Task statement: Leave out all pictures. Return exactly the lines from the top of the material through the line containing "yticks = list(range(0, 9001, 1000))".

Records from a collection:

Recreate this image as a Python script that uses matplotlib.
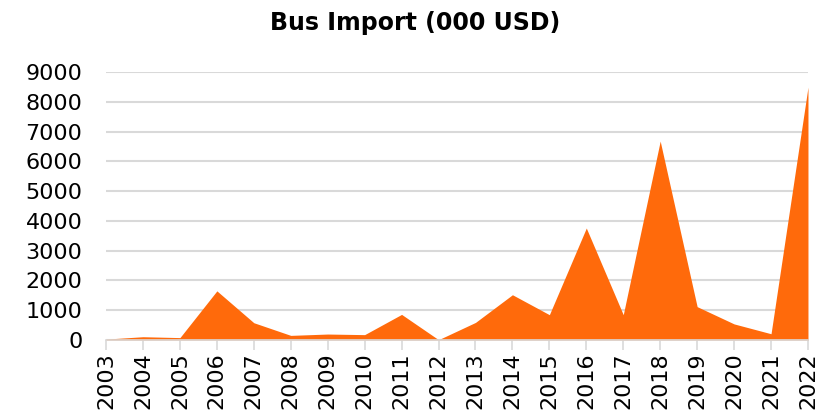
import matplotlib
matplotlib.use("Agg")
import matplotlib.pyplot as plt

years = list(range(2003, 2023))
values = [30, 110, 80, 1650, 580, 155, 200, 180, 860, 10,
          590, 1520, 850, 3760, 850, 6680, 1120, 540, 210, 8490]
yticks = list(range(0, 9001, 1000))

fig = plt.figure(figsize=(8.31, 4.16), dpi=100)
ax = fig.add_axes([0.1276, 0.1827, 0.8447, 0.6442])
ax.fill_between(years, values, 0, color="#FF6A0B", linewidth=0, zorder=3)
ax.set_xlim(2003, 2022)
ax.set_ylim(0, 9000)
ax.set_yticks(yticks)
ax.set_xticks(years)
ax.set_xticklabels([str(y) for y in years], rotation=90, fontsize=16)
ax.tick_params(axis="y", length=0, labelsize=16, pad=17)
ax.tick_params(axis="x", length=7, color="#D9D9D9", width=1.2, pad=2)
ax.grid(axis="y", color="#D9D9D9", linewidth=1.5, zorder=0)
for s in ["left", "right", "top"]:
    ax.spines[s].set_visible(False)
ax.spines["bottom"].set_color("#D9D9D9")
ax.spines["bottom"].set_linewidth(1.2)
ax.spines["bottom"].set_zorder(4)
fig.text(0.5, 0.945, "Bus Import (000 USD)", ha="center", va="center",
         fontsize=17, fontweight="bold")
fig.savefig("out.png", dpi=100)
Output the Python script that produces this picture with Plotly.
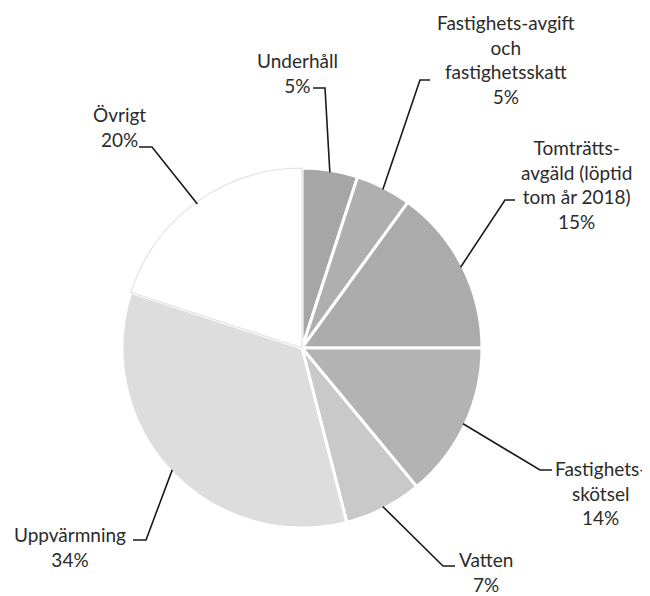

Response for this exercise:
Recreate this image as a Python script that uses matplotlib.
import matplotlib
matplotlib.use("Agg")
import matplotlib.pyplot as plt

years = list(range(2003, 2023))
values = [30, 110, 80, 1650, 580, 155, 200, 180, 860, 10,
          590, 1520, 850, 3760, 850, 6680, 1120, 540, 210, 8490]
yticks = list(range(0, 9001, 1000))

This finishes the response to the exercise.